In a recent interview with Niki Lauda he said how accurate the film is, and how Daniel Brühl nailed his accent and mannerisms.

After watching a few old clips of James Hunt in action, I came to admire Chris Hemsworth’s portrayal in Rush, as a playboy and lifelong adolescent with a charming wit and disarming frankness.

This clip is especially funny. When the reporter asks him what it means to win a grand prix, Hunt said, “Nine points, 20,000 dollars and a lot of happiness.” He then asks someone in the crowd to hand him his cigarette.

The real Niki Lauda was impressed by how well the actor impersonated him.

WHEN PLAYBOYS RULED OUR WORLD
Can you imagine a famous athlete behaving like that today? No way. Not a chance. There are too many sponsors to suck up to – too many million-dollar endorsements to squander.

That is the subject of a powerful and satirical British documentary called When Playboys Ruled Our World. A biosketch of both Hunt and motorcycle champion Barry Sheene, the show details their friendship and how they lived like rock stars: drinking, partying, snorting coke, and in Hunt’s case, sleeping with around 5,000 women. Their lives are juxtaposed against the lives of modern-day sporting superstars, such as Tiger Woods and Wayne Rooney, who were brought down from their god-like plateaus by sex scandals that showed them to be men of flesh and blood with sex drives in fourth gear.

Perhaps the most telling line in the documentary comes from James Hunt’s brother near the end, “Most of the rest of us would quite fancy to be like that but we don’t have the nerve. From swashbuckling pirates right the way through that’s what most of us aspire to. That’s why it still works in the movies. That’s why it still works in books. That’s why it still holds our attention today.”

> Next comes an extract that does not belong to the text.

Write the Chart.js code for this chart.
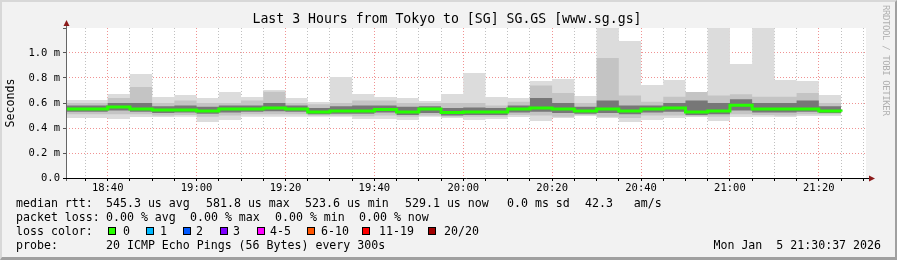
<!DOCTYPE html>
<html lang="en">
<head>
  <meta charset="UTF-8" />
  <title>Last 3 Hours from Tokyo to [SG] SG.GS</title>
  <style>
    * {
      margin: 0;
      padding: 0;
      box-sizing: border-box;
    }
    body {
      width: 897px;
      height: 260px;
      overflow: hidden;
      background-color: #f2f2f2;
      font-family: "DejaVu Sans Mono", monospace;
      color: #000;
    }
    .wrap {
      position: relative;
      width: 897px;
      height: 260px;
    }
    canvas {
      position: absolute;
      left: 0;
      top: 0;
    }
    .frame {
      position: absolute;
      left: 0;
      top: 0;
      width: 897px;
      height: 260px;
      border-top: 2px solid #d8d8d8;
      border-left: 2px solid #d8d8d8;
      border-bottom: 3px solid #a0a0a0;
      border-right: 2px solid #a0a0a0;
      pointer-events: none;
    }
    .title {
      position: absolute;
      left: 0;
      top: 11px;
      width: 894px;
      text-align: center;
      font-size: 13.2px;
      line-height: 16px;
      white-space: pre;
    }
    .txt {
      position: absolute;
      font-size: 11.6px;
      line-height: 14px;
      white-space: pre;
    }
    .sq {
      position: absolute;
      width: 8px;
      height: 8px;
      border: 1px solid #000;
    }
    .mark {
      position: absolute;
      left: 881px;
      top: 5px;
      writing-mode: vertical-rl;
      font-size: 9px;
      letter-spacing: -0.4px;
      color: #b0b0b0;
      white-space: pre;
    }
  </style>
</head>
<body>
  <div class="wrap">
    <canvas id="smokeChart" width="897" height="260"></canvas>
    <div class="title">Last 3 Hours from Tokyo to [SG] SG.GS [www.sg.gs]</div>
    <div class="mark">RRDTOOL / TOBI OETIKER</div>

    <!-- legend, one span per rrdtool item -->
    <span class="txt" style="left:16px;top:196px">median rtt:</span>
    <span class="txt" style="left:106px;top:196px">545.3 us avg</span>
    <span class="txt" style="left:206px;top:196px">581.8 us max</span>
    <span class="txt" style="left:305px;top:196px">523.6 us min</span>
    <span class="txt" style="left:405px;top:196px">529.1 us now</span>
    <span class="txt" style="left:507px;top:196px">0.0 ms sd</span>
    <span class="txt" style="left:585px;top:196px">42.3   am/s</span>

    <span class="txt" style="left:16px;top:210px">packet loss:</span>
    <span class="txt" style="left:106px;top:210px">0.00 % avg</span>
    <span class="txt" style="left:190px;top:210px">0.00 % max</span>
    <span class="txt" style="left:275px;top:210px">0.00 % min</span>
    <span class="txt" style="left:359px;top:210px">0.00 % now</span>

    <span class="txt" style="left:16px;top:224px">loss color:</span>
    <div class="sq" style="left:108px;top:227px;background:#26ff00"></div>
    <span class="txt" style="left:123px;top:224px">0</span>
    <div class="sq" style="left:146px;top:227px;background:#00b8ff"></div>
    <span class="txt" style="left:160px;top:224px">1</span>
    <div class="sq" style="left:183px;top:227px;background:#0059ff"></div>
    <span class="txt" style="left:196px;top:224px">2</span>
    <div class="sq" style="left:220px;top:227px;background:#7e00ff"></div>
    <span class="txt" style="left:233px;top:224px">3</span>
    <div class="sq" style="left:257px;top:227px;background:#ff00ff"></div>
    <span class="txt" style="left:270px;top:224px">4-5</span>
    <div class="sq" style="left:307px;top:227px;background:#ff5500"></div>
    <span class="txt" style="left:321px;top:224px">6-10</span>
    <div class="sq" style="left:362px;top:227px;background:#ff0000"></div>
    <span class="txt" style="left:379px;top:224px">11-19</span>
    <div class="sq" style="left:428px;top:227px;background:#a10000"></div>
    <span class="txt" style="left:444px;top:224px">20/20</span>

    <span class="txt" style="left:16px;top:238px">probe:</span>
    <span class="txt" style="left:106px;top:238px">20 ICMP Echo Pings (56 Bytes) every 300s</span>
    <span class="txt" style="right:16px;top:238px">Mon Jan  5 21:30:37 2026</span>

    <div class="frame"></div>
  </div>

  <script src="https://cdn.jsdelivr.net/npm/chart.js"></script>
  <script>
    // time axis in minutes of the day: 18:30:37 .. 21:30:37
    const tStart = 18 * 60 + 30 + 37 / 60;
    const tEnd = tStart + 180;
    const xTickLabels = ['18:40', '19:00', '19:20', '19:40', '20:00', '20:20', '20:40', '21:00', '21:20'];
    const yTickLabels = ['0.0', '0.2 m', '0.4 m', '0.6 m', '0.8 m', '1.0 m'];

    // rtt per 5 minute step (ms)
    const maxRtt = [0.624, 0.672, 0.832, 0.648, 0.664, 0.64, 0.688, 0.648, 0.704, 0.64, 0.608, 0.808, 0.672, 0.648, 0.64, 0.616, 0.672,
                    0.84, 0.648, 0.64, 0.776, 0.792, 0.656, 1.2, 1.096, 0.744, 0.784, 0.688, 1.2, 0.912, 1.2, 0.784, 0.776, 0.664, 0.648];
    const p90Rtt = [0.6, 0.64, 0.728, 0.6, 0.62, 0.6, 0.6, 0.62, 0.69, 0.6, 0.59, 0.6, 0.62, 0.62, 0.6, 0.6, 0.6,
                    0.6, 0.58, 0.61, 0.74, 0.68, 0.6, 0.96, 0.66, 0.61, 0.65, 0.688, 0.66, 0.67, 0.65, 0.65, 0.68, 0.6, 0.6];
    const p75Rtt = [0.58, 0.6, 0.6, 0.575, 0.58, 0.57, 0.58, 0.58, 0.6, 0.58, 0.56, 0.575, 0.58, 0.58, 0.57, 0.575, 0.56,
                    0.565, 0.56, 0.58, 0.64, 0.6, 0.57, 0.62, 0.58, 0.58, 0.6, 0.62, 0.6, 0.63, 0.6, 0.6, 0.62, 0.575, 0.57];
    const medianRtt = [0.552, 0.568, 0.552, 0.544, 0.544, 0.536, 0.552, 0.552, 0.56, 0.552, 0.528, 0.536, 0.536, 0.548, 0.528, 0.552, 0.5236,
                       0.528, 0.528, 0.552, 0.56, 0.552, 0.536, 0.552, 0.536, 0.552, 0.56, 0.528, 0.536, 0.5818, 0.552, 0.552, 0.552, 0.536, 0.5291];
    const p25Rtt = [0.53, 0.54, 0.53, 0.52, 0.525, 0.515, 0.525, 0.53, 0.535, 0.53, 0.51, 0.515, 0.515, 0.525, 0.505, 0.52, 0.5,
                    0.505, 0.505, 0.525, 0.53, 0.52, 0.515, 0.52, 0.51, 0.525, 0.53, 0.505, 0.51, 0.54, 0.525, 0.525, 0.53, 0.52, 0.51];
    const p10Rtt = [0.51, 0.51, 0.51, 0.5, 0.505, 0.49, 0.5, 0.51, 0.51, 0.51, 0.5, 0.5, 0.495, 0.5, 0.49, 0.5, 0.49,
                    0.49, 0.49, 0.505, 0.5, 0.49, 0.505, 0.49, 0.48, 0.5, 0.5, 0.495, 0.49, 0.51, 0.505, 0.5, 0.51, 0.51, 0.5];
    const minRtt = [0.48, 0.472, 0.488, 0.488, 0.49, 0.448, 0.464, 0.49, 0.49, 0.49, 0.49, 0.49, 0.472, 0.472, 0.464, 0.49, 0.48,
                    0.464, 0.472, 0.488, 0.456, 0.48, 0.496, 0.48, 0.448, 0.464, 0.48, 0.488, 0.456, 0.488, 0.49, 0.488, 0.496, 0.496, 0.488];

    // each step ends at 18:35, 18:40, ... 21:25
    const stepEnds = medianRtt.map((v, i) => 18 * 60 + 35 + 5 * i);
    function toSteps(arr) {
      return [{ x: tStart, y: arr[0] }].concat(arr.map((v, i) => ({ x: stepEnds[i], y: v })));
    }
    function toMin(label) {
      const p = label.split(':');
      return +p[0] * 60 + +p[1];
    }

    const monoTick = { family: 'DejaVu Sans Mono', size: 10.5 };

    const band = (data, color, fillTo, order) => ({
      data: toSteps(data),
      stepped: 'before',
      borderWidth: 0,
      pointRadius: 0,
      backgroundColor: color,
      fill: fillTo === null ? false : fillTo,
      order: order
    });

    const plotBg = {
      id: 'plotBg',
      beforeDraw(chart) {
        const { ctx, chartArea: a } = chart;
        ctx.save();
        ctx.fillStyle = '#ffffff';
        ctx.fillRect(a.left, a.top, a.right - a.left, a.bottom - a.top);
        ctx.restore();
      }
    };

    // axis lines with the little rrdtool arrows
    const axes = {
      id: 'axes',
      afterDraw(chart) {
        const { ctx, chartArea: a } = chart;
        ctx.save();
        ctx.lineWidth = 1;
        ctx.strokeStyle = '#666';
        ctx.beginPath();
        ctx.moveTo(a.left + 0.5, a.bottom + 3);
        ctx.lineTo(a.left + 0.5, a.top - 4);
        ctx.stroke();
        ctx.strokeStyle = '#000';
        ctx.beginPath();
        ctx.moveTo(a.left - 3, a.bottom + 0.5);
        ctx.lineTo(a.right + 4, a.bottom + 0.5);
        ctx.stroke();
        ctx.fillStyle = '#8b1a1a';
        ctx.beginPath();
        ctx.moveTo(a.left + 0.5, a.top - 8);
        ctx.lineTo(a.left - 2.5, a.top - 2);
        ctx.lineTo(a.left + 3.5, a.top - 2);
        ctx.fill();
        ctx.beginPath();
        ctx.moveTo(a.right + 9, a.bottom + 0.5);
        ctx.lineTo(a.right + 3, a.bottom - 2.5);
        ctx.lineTo(a.right + 3, a.bottom + 3.5);
        ctx.fill();
        ctx.restore();
      }
    };

    const ctx = document.getElementById('smokeChart').getContext('2d');
    const smokeChart = new Chart(ctx, {
      type: 'line',
      data: {
        datasets: [
          {
            label: 'median rtt',
            data: toSteps(medianRtt),
            stepped: 'before',
            borderColor: '#26ff00',
            borderWidth: 3,
            pointRadius: 0,
            fill: false,
            order: 0
          },
          band(p75Rtt, '#777777', 2, 1),
          band(p25Rtt, '#777777', null, 1),
          band(p90Rtt, '#c4c4c4', 4, 2),
          band(p10Rtt, '#c4c4c4', null, 2),
          band(maxRtt, '#dcdcdc', 6, 3),
          band(minRtt, '#dcdcdc', null, 3)
        ]
      },
      options: {
        responsive: false,
        devicePixelRatio: 1,
        animation: false,
        events: [],
        layout: { padding: { left: 0, top: 28, right: 31, bottom: 0 } },
        plugins: {
          legend: { display: false },
          tooltip: { enabled: false },
          title: { display: false }
        },
        scales: {
          x: {
            type: 'linear',
            min: tStart,
            max: tEnd,
            z: 1,
            afterFit(s) { s.height = 82; },
            afterBuildTicks(s) {
              const t = [];
              for (let m = 18 * 60 + 35; m <= tEnd; m += 5) t.push({ value: m });
              s.ticks = t;
            },
            ticks: {
              autoSkip: false,
              maxRotation: 0,
              padding: 1,
              color: '#000',
              font: monoTick,
              callback(value) {
                const lbl = xTickLabels.find(l => toMin(l) === value);
                return lbl || '';
              }
            },
            border: { display: false, dash: [1, 2] },
            grid: {
              tickLength: 3,
              tickColor: '#000',
              tickBorderDash: [],
              color(c) {
                if (!c.tick) return 'transparent';
                return c.tick.value % 20 === 0 ? 'rgba(235,110,110,0.75)' : 'rgba(150,150,150,0.6)';
              }
            }
          },
          y: {
            type: 'linear',
            min: 0,
            max: 1.2,
            z: 1,
            afterFit(s) { s.width = 66; },
            afterBuildTicks(s) {
              const t = [];
              for (let i = 0; i <= 12; i++) t.push({ value: i / 10 });
              s.ticks = t;
            },
            title: {
              display: true,
              text: 'Seconds',
              color: '#000',
              font: { family: 'DejaVu Sans Mono', size: 11.6 },
              padding: { top: 4, bottom: 0 }
            },
            ticks: {
              padding: 3,
              color: '#000',
              font: monoTick,
              callback(value, index) {
                if (index % 2 === 0 && index / 2 < yTickLabels.length) return yTickLabels[index / 2];
                return '';
              }
            },
            border: { display: false, dash: [1, 2] },
            grid: {
              tickLength: 3,
              tickColor: '#555',
              tickBorderDash: [],
              color(c) {
                if (!c.tick || c.index === 0 || c.index === 12) return 'transparent';
                return c.index % 2 === 0 ? 'rgba(235,110,110,0.75)' : 'rgba(150,150,150,0.6)';
              }
            }
          }
        }
      },
      plugins: [plotBg, axes]
    });
  </script>
</body>
</html>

He’s right. Most of us don’t have the nerve. I didn’t. That’s for sure. I never even did very well racing go-karts.

But when I get to see movies and shows like these, and get to write about such death-defying daredevils, it’s a vicarious rush that brings along a raft of memories caught in its slipstream. While it’s far from the fast lane, the dashboard on my Mac is not what James Hunt called, in his famous description of Formula 1 cars, as a “a coffin on wheels.”